- Work to complete: Do not carry the pictures over; copy every other part of the entries exactly.

- Source code of charts:

---

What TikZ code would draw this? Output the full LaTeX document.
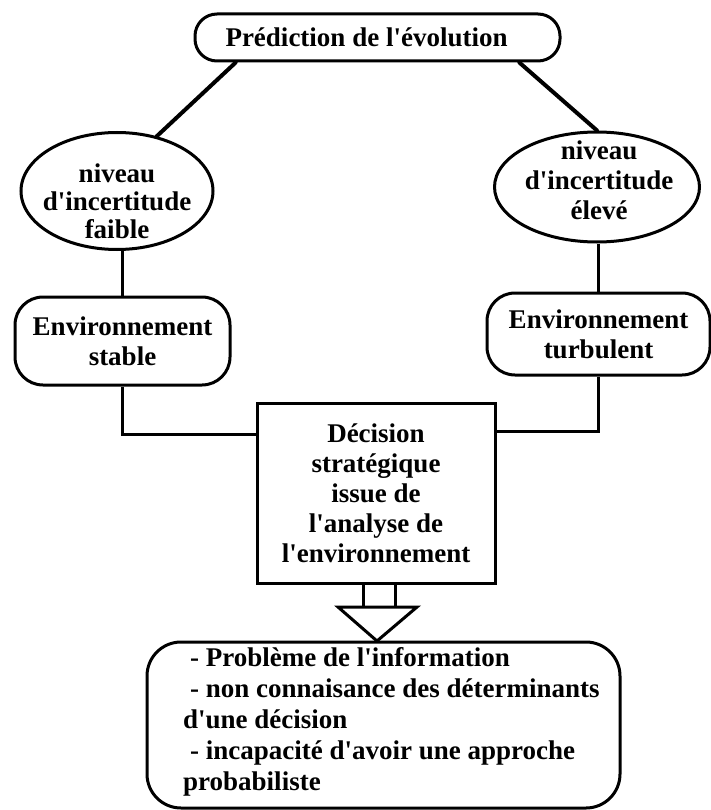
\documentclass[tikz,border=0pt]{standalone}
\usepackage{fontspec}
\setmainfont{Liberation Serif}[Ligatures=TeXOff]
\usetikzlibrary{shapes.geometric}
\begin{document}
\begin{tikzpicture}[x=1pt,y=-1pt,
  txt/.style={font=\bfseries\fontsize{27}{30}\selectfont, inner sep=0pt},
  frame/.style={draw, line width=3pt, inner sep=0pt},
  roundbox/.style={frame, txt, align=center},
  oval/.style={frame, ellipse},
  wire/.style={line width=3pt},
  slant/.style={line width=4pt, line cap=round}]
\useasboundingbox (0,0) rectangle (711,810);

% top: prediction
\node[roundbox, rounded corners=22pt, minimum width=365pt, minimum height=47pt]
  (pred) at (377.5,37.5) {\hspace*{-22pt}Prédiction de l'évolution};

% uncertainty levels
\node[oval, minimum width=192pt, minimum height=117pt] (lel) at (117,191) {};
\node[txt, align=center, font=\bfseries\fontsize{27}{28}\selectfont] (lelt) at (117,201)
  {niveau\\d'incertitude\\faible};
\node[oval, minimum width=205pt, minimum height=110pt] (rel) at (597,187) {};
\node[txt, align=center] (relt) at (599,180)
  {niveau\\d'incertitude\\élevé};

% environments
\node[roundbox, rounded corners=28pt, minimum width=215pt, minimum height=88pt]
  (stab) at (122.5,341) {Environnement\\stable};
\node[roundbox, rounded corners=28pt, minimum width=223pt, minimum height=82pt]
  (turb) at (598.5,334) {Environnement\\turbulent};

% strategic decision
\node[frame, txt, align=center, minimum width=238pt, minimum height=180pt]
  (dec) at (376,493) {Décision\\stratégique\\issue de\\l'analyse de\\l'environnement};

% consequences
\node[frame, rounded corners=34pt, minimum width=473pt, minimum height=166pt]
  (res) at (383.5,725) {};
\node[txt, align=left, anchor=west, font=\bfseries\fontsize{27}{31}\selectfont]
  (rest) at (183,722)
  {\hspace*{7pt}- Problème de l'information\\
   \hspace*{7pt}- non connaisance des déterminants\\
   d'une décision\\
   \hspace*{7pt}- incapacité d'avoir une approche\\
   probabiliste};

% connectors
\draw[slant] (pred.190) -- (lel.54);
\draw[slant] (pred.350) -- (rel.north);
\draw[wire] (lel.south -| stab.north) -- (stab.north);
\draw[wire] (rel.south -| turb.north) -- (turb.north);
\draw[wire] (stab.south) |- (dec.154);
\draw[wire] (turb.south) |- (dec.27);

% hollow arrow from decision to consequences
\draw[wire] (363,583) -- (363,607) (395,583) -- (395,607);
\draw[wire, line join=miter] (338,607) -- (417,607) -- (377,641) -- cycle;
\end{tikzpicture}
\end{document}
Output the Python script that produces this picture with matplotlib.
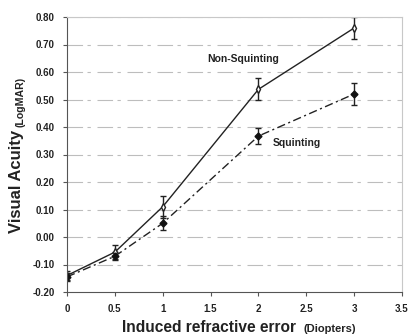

---

- Solved exercise:
What TikZ code would draw this? Output the full LaTeX document.
\documentclass[tikz,border=0pt]{standalone}
\usepackage{fontspec}
\setmainfont{Liberation Serif}[Ligatures=TeXOff]
\usetikzlibrary{shapes.geometric}
\begin{document}
\begin{tikzpicture}[x=1pt,y=-1pt,
  txt/.style={font=\bfseries\fontsize{27}{30}\selectfont, inner sep=0pt},
  frame/.style={draw, line width=3pt, inner sep=0pt},
  roundbox/.style={frame, txt, align=center},
  oval/.style={frame, ellipse},
  wire/.style={line width=3pt},
  slant/.style={line width=4pt, line cap=round}]
\useasboundingbox (0,0) rectangle (711,810);

% top: prediction
\node[roundbox, rounded corners=22pt, minimum width=365pt, minimum height=47pt]
  (pred) at (377.5,37.5) {\hspace*{-22pt}Prédiction de l'évolution};

% uncertainty levels
\node[oval, minimum width=192pt, minimum height=117pt] (lel) at (117,191) {};
\node[txt, align=center, font=\bfseries\fontsize{27}{28}\selectfont] (lelt) at (117,201)
  {niveau\\d'incertitude\\faible};
\node[oval, minimum width=205pt, minimum height=110pt] (rel) at (597,187) {};
\node[txt, align=center] (relt) at (599,180)
  {niveau\\d'incertitude\\élevé};

% environments
\node[roundbox, rounded corners=28pt, minimum width=215pt, minimum height=88pt]
  (stab) at (122.5,341) {Environnement\\stable};
\node[roundbox, rounded corners=28pt, minimum width=223pt, minimum height=82pt]
  (turb) at (598.5,334) {Environnement\\turbulent};

% strategic decision
\node[frame, txt, align=center, minimum width=238pt, minimum height=180pt]
  (dec) at (376,493) {Décision\\stratégique\\issue de\\l'analyse de\\l'environnement};

% consequences
\node[frame, rounded corners=34pt, minimum width=473pt, minimum height=166pt]
  (res) at (383.5,725) {};
\node[txt, align=left, anchor=west, font=\bfseries\fontsize{27}{31}\selectfont]
  (rest) at (183,722)
  {\hspace*{7pt}- Problème de l'information\\
   \hspace*{7pt}- non connaisance des déterminants\\
   d'une décision\\
   \hspace*{7pt}- incapacité d'avoir une approche\\
   probabiliste};

% connectors
\draw[slant] (pred.190) -- (lel.54);
\draw[slant] (pred.350) -- (rel.north);
\draw[wire] (lel.south -| stab.north) -- (stab.north);
\draw[wire] (rel.south -| turb.north) -- (turb.north);
\draw[wire] (stab.south) |- (dec.154);
\draw[wire] (turb.south) |- (dec.27);

% hollow arrow from decision to consequences
\draw[wire] (363,583) -- (363,607) (395,583) -- (395,607);
\draw[wire, line join=miter] (338,607) -- (417,607) -- (377,641) -- cycle;
\end{tikzpicture}
\end{document}
Output the Python script that produces this picture with matplotlib.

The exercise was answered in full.